Por CLAUDIA RAFAEL
(APe).- Son las bandas. Así las llaman. Así se sienten. Es la raíz de su propia identidad en un territorio en el que la desesperanza, la inestabilidad y la noción de no futuro los atraviesan por entero. “La banda de los nenes”, titularon los diarios en estos días sobre un grupo de pibes de La Plata. “Ninguno pasa los 15 años”, aclaraba Diario Popular.
“Los Pepitos: una banda juvenil con antecedentes que asustan”, titulaba el histórico diario El Día, de La Plata, en marzo pasado. Al mes siguiente anunciaría la detención del “Peladito”, definido como el líder del grupo que, el mismo medio describía, integraban también el Orejón, el Oreja y el Mudo. Grupo que tomó –o le asestaron- el mismo nombre de la legendaria banda que lideraba en los 80 y los 90 Margarita Di Tullio (Pepita, la pistolera), que regenteaba prostíbulos y comercios varios y que llegó a estar procesada por el crimen de José Luis Cabezas.

La mayor parte de ellos tiene el destino signado. Algunos ya tocaron la frontera de la muerte. Fueron atrapados en un descuido feroz por una bala que les segó la vida, como Omar Cigarán. Que tenía 16 aquel 15 de febrero de 2013. Justo el día anterior los policías que irrumpieron en su casa revestidos de itakas gritaron a su mamá: “Si hoy al guacho no lo entregás a la comisaría, mañana lo tenés muerto”. Promesa cumplida.
A otros la multiplicidad de drogas le fue minando el cerebro. Los suele encontrar sin saber bien quiénes son en una esquina cualquiera, viendo el movimiento de otros, la risa de otros, el amor de otros que mueven sus pasos frente a sí. Porque la vida suele ser para ellos un fantasma inasible e inexistente. A muchos los devoró la cárcel o, si no lo hizo aún, saben bien que lo hará. Como a Emanuel, en Olavarría, que –ya mayor de edad- fue condenado a 10 años y ocho meses de prisión por “homicidio agravado por el uso de arma de fuego”. Pero antes era uno más en “la banda de los Tatitas” y luego, ya adolescente, integrante de temer en “la banda de los Tinkii Bibi”.

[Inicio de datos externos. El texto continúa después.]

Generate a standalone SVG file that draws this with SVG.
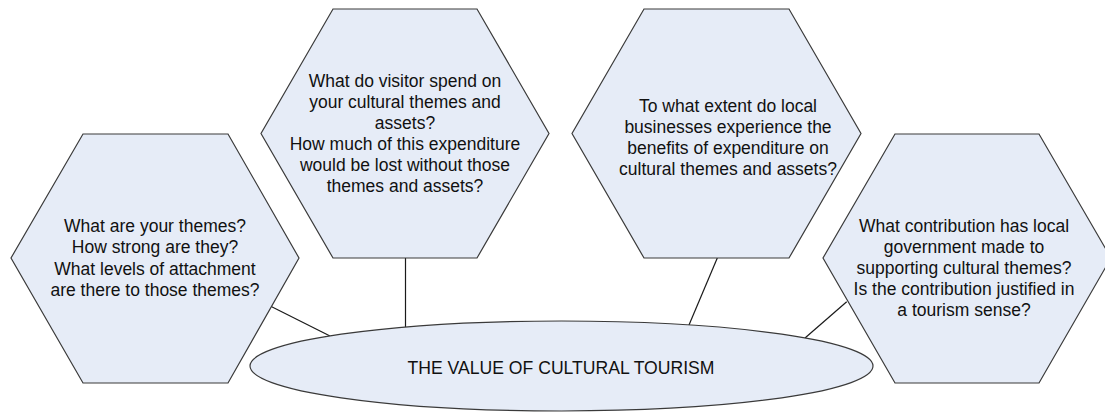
<svg xmlns="http://www.w3.org/2000/svg" width="1105" height="412" viewBox="0 0 1105 412">
<style>
.shape{fill:#E6ECF7;stroke:#3a3a3a;stroke-width:1.2}
.conn{stroke:#1a1a1a;stroke-width:1.2;fill:none}
.t{font-family:"Liberation Sans",Arial,sans-serif;font-size:17.5px;fill:#111;text-anchor:middle}
.tc{font-family:"Liberation Sans",Arial,sans-serif;font-size:17.6px;fill:#111;text-anchor:middle}
</style>
<rect width="1105" height="412" fill="#fff"/>
<g id="connectors">
<line class="conn" x1="271.7" y1="306.7" x2="330" y2="336"/>
<line class="conn" x1="405.5" y1="258" x2="405.5" y2="327"/>
<line class="conn" x1="717.3" y1="258" x2="689" y2="325"/>
<line class="conn" x1="846.7" y1="301.7" x2="805" y2="338"/>
</g>
<g id="hex-themes">
<polygon class="shape" points="83,134 228,134 299,258 228,383 83,383 11,258"/>
<text class="t" x="155" y="232">What are your themes?</text>
<text class="t" x="155" y="253">How strong are they?</text>
<text class="t" x="155" y="274.5">What levels of attachment</text>
<text class="t" x="155" y="296">are there to those themes?</text>
</g>
<g id="hex-spend">
<polygon class="shape" points="333,9 477,9 549,133.5 477,258 333,258 261,133.5"/>
<text class="t" x="405" y="86.5">What do visitor spend on</text>
<text class="t" x="405" y="107.5">your cultural themes and</text>
<text class="t" x="405" y="128.5">assets?</text>
<text class="t" x="405" y="149.5">How much of this expenditure</text>
<text class="t" x="405" y="170.5">would be lost without those</text>
<text class="t" x="405" y="191.5">themes and assets?</text>
</g>
<g id="hex-business">
<polygon class="shape" points="644,9 789,9 861,133.5 789,258 644,258 572,133.5"/>
<text class="t" x="728" y="112">To what extent do local</text>
<text class="t" x="728" y="133">businesses experience the</text>
<text class="t" x="728" y="154">benefits of expenditure on</text>
<text class="t" x="728" y="175">cultural themes and assets?</text>
</g>
<g id="hex-government">
<polygon class="shape" points="895,134 1039,134 1111,258 1039,383 895,383 823,258"/>
<text class="t" x="964" y="232">What contribution has local</text>
<text class="t" x="964" y="253">government made to</text>
<text class="t" x="964" y="274">supporting cultural themes?</text>
<text class="t" x="964" y="295">Is the contribution justified in</text>
<text class="t" x="964" y="316">a tourism sense?</text>
</g>
<g id="center">
<ellipse class="shape" cx="561.5" cy="366" rx="311.5" ry="45"/>
<text class="tc" x="561" y="374">THE VALUE OF CULTURAL TOURISM</text>
</g>
</svg>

Son “la banda”, “la pandilla” porque es ése su sesgo identitario hacia adentro y hacia afuera. Nombrarlos de a uno, por sus nombres, con sus angustias, con sus propios miedos, los hace vulnerables. Así fue con Emanuel cuando tocaba timbre y preguntaba: “¿me da unas monedas si le barro la vereda?” cuando apenas rozaba el metro de altura. Así era con José, a sus 8 años, y la risa de ternuras mucho antes de su pertenencia bandolera en La Plata y su futuro tumbero de mirada pétrea. Las instituciones los vieron una y otra vez, en cada caída, en cada derrumbe, en cada esquina. Los cercaron o los expulsaron. Los arrinconaron o los fagocitaron.

“La banda de los nenes”, “la banda de los Pepitos”, “la banda de la frazada”, “la banda de los Tatitas”, “la banda de los Tinkii Bibi”… intentan dirimir sus propias identidades con una musicalidad que irrumpe desde el miedo y a las que las instituciones (Estado, medios, sociedad) le asestan sellos indelebles en la frente. De ahí difícilmente se sale. Quedan arrinconados en laberintos que no tienen un arriba. Que no ofrecen destellos de luminosidad desde ninguna grieta. Llegan por estigma y por vacíos preparados con esmero. Por desamparo y por olvido. Hasta que las redes, sin resquicios para la salida, los hacen –violenta o paulatinamente- languidecer.